Mais revenons à l’élection de Trump ! Gastinel n’a pas été outre mesure étonné de cette cécité des médias. « Ma foi ! dit-il, ou bien, ils ne savent pas s’informer, ce dont je doute, ou encore, leur grille de lecture des événements les empêche de tirer les conclusions qui découlent de leurs observations, ou encore ils savent très bien ce qu’il en est mais ils orientent leurs commentaires pour faire passer leurs idées dans l’opinion publique ». « Je comprendrais cela de la part des médias d’outre atlantique, intervint Béraud avec qui nous cheminions. Ceux dont les dirigeants n’aiment pas Trump peuvent essayer d’influencer ceux qui les écoutent ou les lisent, mais je saisis moins l’attitude des médias français dont le paysan du Middle West doit se soucier des analyses comme d’une guigne ». « Sans doute, reprit le colonel très en verve, mais qui nous dit qu’ils n’ont pas la conviction qu’il faut éduquer l’opinion publique européenne pour éviter que des clones de Trump ne prennent racine de ce côté-ci de l’Atlantique ? » « Il est vraisemblable, poursuivit Beraud, qu’ils n’entendent pas catéchiser ceux dont les idées sont bien arrêtées, qu’il s’agisse des lecteurs de Mediapart1 ou de Valeurs actuelles 2. Le terrain leur est plus favorable dans les médias d’information générale qui n’affichent pas de conviction particulière mais qui permettent de toucher sans y paraître une population moins avisée ou plus perméable ». « Si je comprends bien ce que vous dites, glissa Mimiquet qui nous avait rejoints après avoir fermé la chapelle, le journal télévisé, le Dauphiné libéré ou La Provence auraient plus d’influence sur l’opinion publique que L’Humanité ou que Le Figaro. Est-ce que, par hasard, vous ne deviendriez pas complotistes ? »3.

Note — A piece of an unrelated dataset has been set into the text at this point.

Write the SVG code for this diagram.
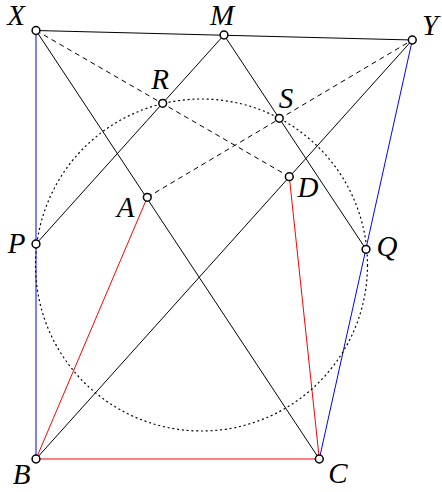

À cet instant, glissa au-dessus de nos têtes un planeur qui, franchissant les Crêtes d’Abriès, piquait dans la vallée. « Ça doit être merveilleux de piloter un planeur, continua sans transition Mimiquet. On doit glisser sans bruit, sans effort, porté par les airs… » « On voit bien, coupa le colonel, que tu n’es pas monté dans un planeur. Quel boucan, à bord ! Tu n’imagines pas le sifflement permanent de l’air sur les ailes ; et le bip-bip des capteurs en bout d’ailes qui s’affolent dès qu’on s’approche d’une paroi ou d’un autre appareil… Et je ne parle même pas de l’attention qu’il faut en permanence porter aux sautes d’humeur de l’atmosphère, aux courants qui déportent, aux ascendances inattendues, aux vents rabattants… N’oublie pas qu’un planeur, si léger soit-il, tombe en permanence et qu’il ne tient en l’air que par le savoir-faire de son pilote qui tire parti du milieu dans lequel il évolue pour se maintenir et avancer ». « Ce que vous dites, dit Beraud, me fait tout à fait penser à l’action du Premier Ministre actuel et de son gouvernement qui, pour parvenir à faire voter le budget par le Parlement, continuer de maintenir l’État gouvernable, suivre la direction que lui impose la situation dont il a héritée et éviter le crash, pilotent dans ce climat hostile par petites touches. Des turbulences… Il y en a ! Alors, en pesant un peu sur le manche à balai, on passe sous les fourches caudines des uns ; d’un coup de palonnier, hop ! on freine une dérive à gauche, ou à droite. Et tout ça dans le tohu-bohu de l’assemblée à côté duquel les sifflements du planeur ne sont qu’un murmure ! » La conversation, tombée un instant sur ce constat partagé, reprit lorsqu’en passant devant notre petit cimetière, Beraud s’est demandé si, finalement, nous n’étions pas tous plus ou moins des sortes de planeurs, obligés en permanence à nous maintenir en l’air, en nous appuyant sur ce qui nous environne, pour éviter de nous laisser tomber du fait de notre propre poids. « Et si, ma foi, dit-il, nous prenons un peu d’altitude, ce n’est tout de même pas mal ! »
J’espère que lorsque votre prochaine lettre nous parviendra, le gouvernement tiendra encore l’air !
Soyez assurés de nos amicales pensées.
PJ : certificat de ramonage
P. Deladret
- Mediapart : quotidien d’actualité numérique dont la ligne éditoriale est orientée assez nettement à gauche.
- Valeurs actuelles : hebdomadaire d’opinion qualifié par Médiapart d’ultra-conservateur.
- Complotiste : partisan de la théorie du complot expliquant un événement comme le résultat d’une action planifiée et dissimulée.